On the other hand it might be simpler if it just wasn't necessary from a gameplay / theme perspective. Thematically we can assume that every dwarf is always trying to create a masterwork item, but there's just no reasonable way to skip a step. A masterwork item isn't a result of extra work, it's pure luck of how a chisel chips away at stone; the only extra work that improves say, a stone mug is lodging gems and precious metals into it. So, telling a legendary dwarf to work faster isn't really possible, the only effective thing would be telling them to do deliberately shoddy work; no crafter worth their salt would do that, dwarf or no.
From a gameplay perspective, we could start by making craftsdwarves not care so much about their own masterwork items and works if they have a lot of them already, so we don't have to worry about defending every one of 200 masterwork items from being stolen by kobolds or having a very valuable dwarf go insane. This might make things a bit easier because it would lessen the difficulty of keeping legendary crafters happy.
Introducing a more freely sliding scale to the /value/ of such items, however, would shore up the difficulty. The hundredth masterwork slate mug will be worth perhaps 1/10th as much as the first, with correspondingly less value for lesser grade crafts. Value for each civilization would be determined by how many the caravans have already acquired, determined each time they bring the goods back to their native civilization. The value of the goods inside your fort will be based on how many are in your stockpiles, meaning if you have tons and tons of expensive mugs, they'll be priced down enough for your non-noble dwarves to afford them.

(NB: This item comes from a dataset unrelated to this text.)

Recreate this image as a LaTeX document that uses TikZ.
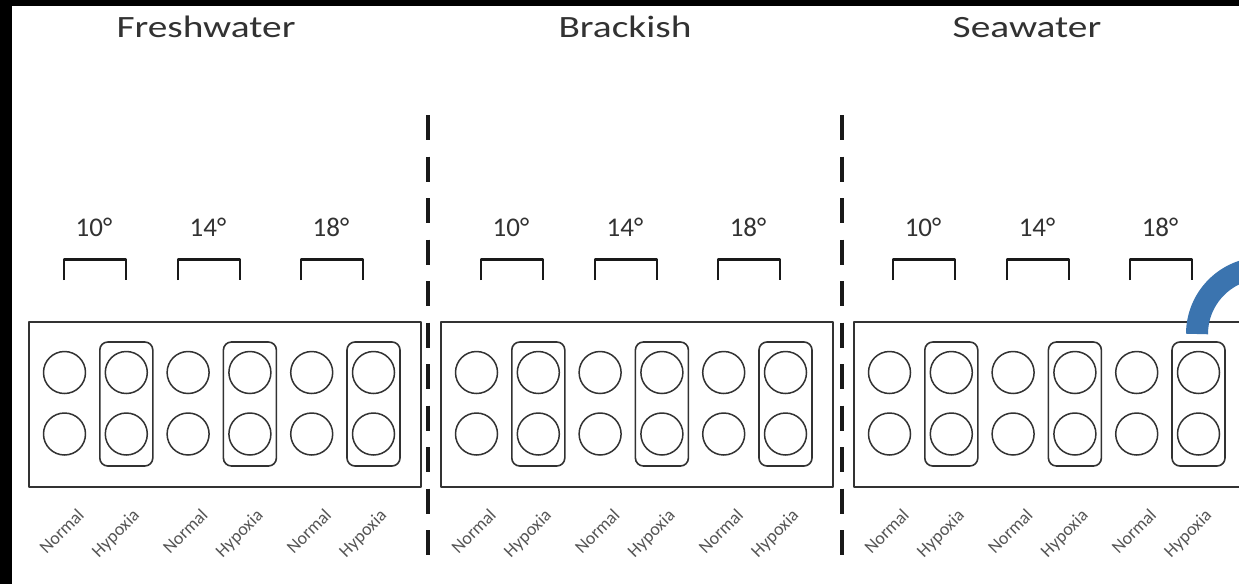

There is the question of whether it's worth the complexity. It could probably be abstracted to make little difference performance-wise but that may not be worth it to a lot of people, and others may want to shut it off because they don't want to deal with the idea of inflation in a videogame.
tl;dr version: instead of telling dwarves to stop making masterwork items, just introduce a sliding scale of value so if you have thousands of masterwork items they won't go crazy if one is lost, and workers will be able to afford them. I really didn't get into the idea of spending more time to make better quality stuff, that's a different issue entirely.
It occurs to me that there already is something of this in the system, the price of items will change on a percentage scale. It may be based more on raw quantity than average value per piece though.